- WHAT TO PRODUCE:
Reproduce the complete listing without any deviation.

- INFORMATION SHOWN:
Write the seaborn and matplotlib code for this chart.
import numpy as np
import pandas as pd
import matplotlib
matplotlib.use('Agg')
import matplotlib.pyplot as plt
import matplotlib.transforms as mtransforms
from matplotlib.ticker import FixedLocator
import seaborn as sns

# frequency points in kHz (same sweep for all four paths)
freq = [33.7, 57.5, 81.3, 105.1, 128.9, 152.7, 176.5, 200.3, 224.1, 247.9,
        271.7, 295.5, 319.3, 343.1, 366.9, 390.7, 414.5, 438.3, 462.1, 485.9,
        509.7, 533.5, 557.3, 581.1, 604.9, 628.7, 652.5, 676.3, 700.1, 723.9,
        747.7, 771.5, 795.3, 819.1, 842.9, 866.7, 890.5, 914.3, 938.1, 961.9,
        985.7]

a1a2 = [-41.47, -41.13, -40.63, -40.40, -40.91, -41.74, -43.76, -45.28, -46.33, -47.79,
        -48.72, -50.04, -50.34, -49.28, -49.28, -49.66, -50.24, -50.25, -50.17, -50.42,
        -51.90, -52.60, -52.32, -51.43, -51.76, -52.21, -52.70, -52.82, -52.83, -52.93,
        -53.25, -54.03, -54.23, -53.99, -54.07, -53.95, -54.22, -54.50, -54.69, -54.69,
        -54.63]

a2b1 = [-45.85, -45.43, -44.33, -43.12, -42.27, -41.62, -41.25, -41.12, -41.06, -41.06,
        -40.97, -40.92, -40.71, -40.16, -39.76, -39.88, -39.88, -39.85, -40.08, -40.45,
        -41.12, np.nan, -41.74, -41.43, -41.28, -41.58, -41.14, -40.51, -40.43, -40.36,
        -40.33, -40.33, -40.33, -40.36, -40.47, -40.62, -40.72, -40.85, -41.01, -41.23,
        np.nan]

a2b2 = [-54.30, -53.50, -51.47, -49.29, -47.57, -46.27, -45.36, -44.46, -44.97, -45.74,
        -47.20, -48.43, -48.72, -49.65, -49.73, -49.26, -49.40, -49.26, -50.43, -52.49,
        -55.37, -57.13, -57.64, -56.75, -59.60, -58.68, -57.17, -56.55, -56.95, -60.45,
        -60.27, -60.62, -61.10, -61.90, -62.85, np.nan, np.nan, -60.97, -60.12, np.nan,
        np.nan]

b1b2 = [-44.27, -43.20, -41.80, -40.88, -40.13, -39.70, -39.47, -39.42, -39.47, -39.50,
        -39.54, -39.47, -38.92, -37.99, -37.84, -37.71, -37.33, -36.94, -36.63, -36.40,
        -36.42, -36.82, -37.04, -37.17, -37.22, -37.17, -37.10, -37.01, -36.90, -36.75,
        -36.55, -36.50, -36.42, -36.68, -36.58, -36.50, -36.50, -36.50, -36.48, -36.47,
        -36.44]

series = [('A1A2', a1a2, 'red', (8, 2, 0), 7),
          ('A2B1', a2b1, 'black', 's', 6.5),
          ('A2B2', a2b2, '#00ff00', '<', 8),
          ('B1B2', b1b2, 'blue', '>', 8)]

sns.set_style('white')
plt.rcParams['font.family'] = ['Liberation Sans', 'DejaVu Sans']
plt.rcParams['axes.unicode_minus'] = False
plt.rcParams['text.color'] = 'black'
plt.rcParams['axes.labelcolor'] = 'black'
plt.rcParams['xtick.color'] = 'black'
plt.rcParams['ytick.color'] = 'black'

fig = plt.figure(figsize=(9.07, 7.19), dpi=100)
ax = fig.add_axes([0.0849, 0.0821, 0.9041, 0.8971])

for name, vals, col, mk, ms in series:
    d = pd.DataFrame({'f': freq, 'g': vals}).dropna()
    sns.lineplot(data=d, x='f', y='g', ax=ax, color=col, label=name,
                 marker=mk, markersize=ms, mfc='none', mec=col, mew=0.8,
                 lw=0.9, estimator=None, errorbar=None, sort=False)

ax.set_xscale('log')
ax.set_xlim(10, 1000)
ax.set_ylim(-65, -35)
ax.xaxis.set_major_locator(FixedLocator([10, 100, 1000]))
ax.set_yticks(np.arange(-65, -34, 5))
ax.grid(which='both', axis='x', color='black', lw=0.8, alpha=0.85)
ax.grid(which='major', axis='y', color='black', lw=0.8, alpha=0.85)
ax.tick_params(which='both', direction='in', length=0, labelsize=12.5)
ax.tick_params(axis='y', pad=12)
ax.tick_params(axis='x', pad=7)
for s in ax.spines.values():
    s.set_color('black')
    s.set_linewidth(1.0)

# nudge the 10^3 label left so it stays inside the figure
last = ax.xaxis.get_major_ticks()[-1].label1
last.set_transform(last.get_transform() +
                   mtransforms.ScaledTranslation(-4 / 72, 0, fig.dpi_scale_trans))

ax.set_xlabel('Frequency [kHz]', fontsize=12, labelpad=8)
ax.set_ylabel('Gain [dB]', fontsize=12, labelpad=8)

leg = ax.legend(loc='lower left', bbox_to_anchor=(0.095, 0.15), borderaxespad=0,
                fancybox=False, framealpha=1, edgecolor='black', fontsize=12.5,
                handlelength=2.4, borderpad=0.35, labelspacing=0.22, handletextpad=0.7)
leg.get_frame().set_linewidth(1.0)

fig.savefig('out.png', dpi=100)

- SOLUTION FOR THIS EXERCISE:
Write the seaborn and matplotlib code for this chart.
import numpy as np
import pandas as pd
import matplotlib
matplotlib.use('Agg')
import matplotlib.pyplot as plt
import matplotlib.transforms as mtransforms
from matplotlib.ticker import FixedLocator
import seaborn as sns

# frequency points in kHz (same sweep for all four paths)
freq = [33.7, 57.5, 81.3, 105.1, 128.9, 152.7, 176.5, 200.3, 224.1, 247.9,
        271.7, 295.5, 319.3, 343.1, 366.9, 390.7, 414.5, 438.3, 462.1, 485.9,
        509.7, 533.5, 557.3, 581.1, 604.9, 628.7, 652.5, 676.3, 700.1, 723.9,
        747.7, 771.5, 795.3, 819.1, 842.9, 866.7, 890.5, 914.3, 938.1, 961.9,
        985.7]

a1a2 = [-41.47, -41.13, -40.63, -40.40, -40.91, -41.74, -43.76, -45.28, -46.33, -47.79,
        -48.72, -50.04, -50.34, -49.28, -49.28, -49.66, -50.24, -50.25, -50.17, -50.42,
        -51.90, -52.60, -52.32, -51.43, -51.76, -52.21, -52.70, -52.82, -52.83, -52.93,
        -53.25, -54.03, -54.23, -53.99, -54.07, -53.95, -54.22, -54.50, -54.69, -54.69,
        -54.63]

a2b1 = [-45.85, -45.43, -44.33, -43.12, -42.27, -41.62, -41.25, -41.12, -41.06, -41.06,
        -40.97, -40.92, -40.71, -40.16, -39.76, -39.88, -39.88, -39.85, -40.08, -40.45,
        -41.12, np.nan, -41.74, -41.43, -41.28, -41.58, -41.14, -40.51, -40.43, -40.36,
        -40.33, -40.33, -40.33, -40.36, -40.47, -40.62, -40.72, -40.85, -41.01, -41.23,
        np.nan]

a2b2 = [-54.30, -53.50, -51.47, -49.29, -47.57, -46.27, -45.36, -44.46, -44.97, -45.74,
        -47.20, -48.43, -48.72, -49.65, -49.73, -49.26, -49.40, -49.26, -50.43, -52.49,
        -55.37, -57.13, -57.64, -56.75, -59.60, -58.68, -57.17, -56.55, -56.95, -60.45,
        -60.27, -60.62, -61.10, -61.90, -62.85, np.nan, np.nan, -60.97, -60.12, np.nan,
        np.nan]

b1b2 = [-44.27, -43.20, -41.80, -40.88, -40.13, -39.70, -39.47, -39.42, -39.47, -39.50,
        -39.54, -39.47, -38.92, -37.99, -37.84, -37.71, -37.33, -36.94, -36.63, -36.40,
        -36.42, -36.82, -37.04, -37.17, -37.22, -37.17, -37.10, -37.01, -36.90, -36.75,
        -36.55, -36.50, -36.42, -36.68, -36.58, -36.50, -36.50, -36.50, -36.48, -36.47,
        -36.44]

series = [('A1A2', a1a2, 'red', (8, 2, 0), 7),
          ('A2B1', a2b1, 'black', 's', 6.5),
          ('A2B2', a2b2, '#00ff00', '<', 8),
          ('B1B2', b1b2, 'blue', '>', 8)]

sns.set_style('white')
plt.rcParams['font.family'] = ['Liberation Sans', 'DejaVu Sans']
plt.rcParams['axes.unicode_minus'] = False
plt.rcParams['text.color'] = 'black'
plt.rcParams['axes.labelcolor'] = 'black'
plt.rcParams['xtick.color'] = 'black'
plt.rcParams['ytick.color'] = 'black'

fig = plt.figure(figsize=(9.07, 7.19), dpi=100)
ax = fig.add_axes([0.0849, 0.0821, 0.9041, 0.8971])

for name, vals, col, mk, ms in series:
    d = pd.DataFrame({'f': freq, 'g': vals}).dropna()
    sns.lineplot(data=d, x='f', y='g', ax=ax, color=col, label=name,
                 marker=mk, markersize=ms, mfc='none', mec=col, mew=0.8,
                 lw=0.9, estimator=None, errorbar=None, sort=False)

ax.set_xscale('log')
ax.set_xlim(10, 1000)
ax.set_ylim(-65, -35)
ax.xaxis.set_major_locator(FixedLocator([10, 100, 1000]))
ax.set_yticks(np.arange(-65, -34, 5))
ax.grid(which='both', axis='x', color='black', lw=0.8, alpha=0.85)
ax.grid(which='major', axis='y', color='black', lw=0.8, alpha=0.85)
ax.tick_params(which='both', direction='in', length=0, labelsize=12.5)
ax.tick_params(axis='y', pad=12)
ax.tick_params(axis='x', pad=7)
for s in ax.spines.values():
    s.set_color('black')
    s.set_linewidth(1.0)

# nudge the 10^3 label left so it stays inside the figure
last = ax.xaxis.get_major_ticks()[-1].label1
last.set_transform(last.get_transform() +
                   mtransforms.ScaledTranslation(-4 / 72, 0, fig.dpi_scale_trans))

ax.set_xlabel('Frequency [kHz]', fontsize=12, labelpad=8)
ax.set_ylabel('Gain [dB]', fontsize=12, labelpad=8)

leg = ax.legend(loc='lower left', bbox_to_anchor=(0.095, 0.15), borderaxespad=0,
                fancybox=False, framealpha=1, edgecolor='black', fontsize=12.5,
                handlelength=2.4, borderpad=0.35, labelspacing=0.22, handletextpad=0.7)
leg.get_frame().set_linewidth(1.0)

fig.savefig('out.png', dpi=100)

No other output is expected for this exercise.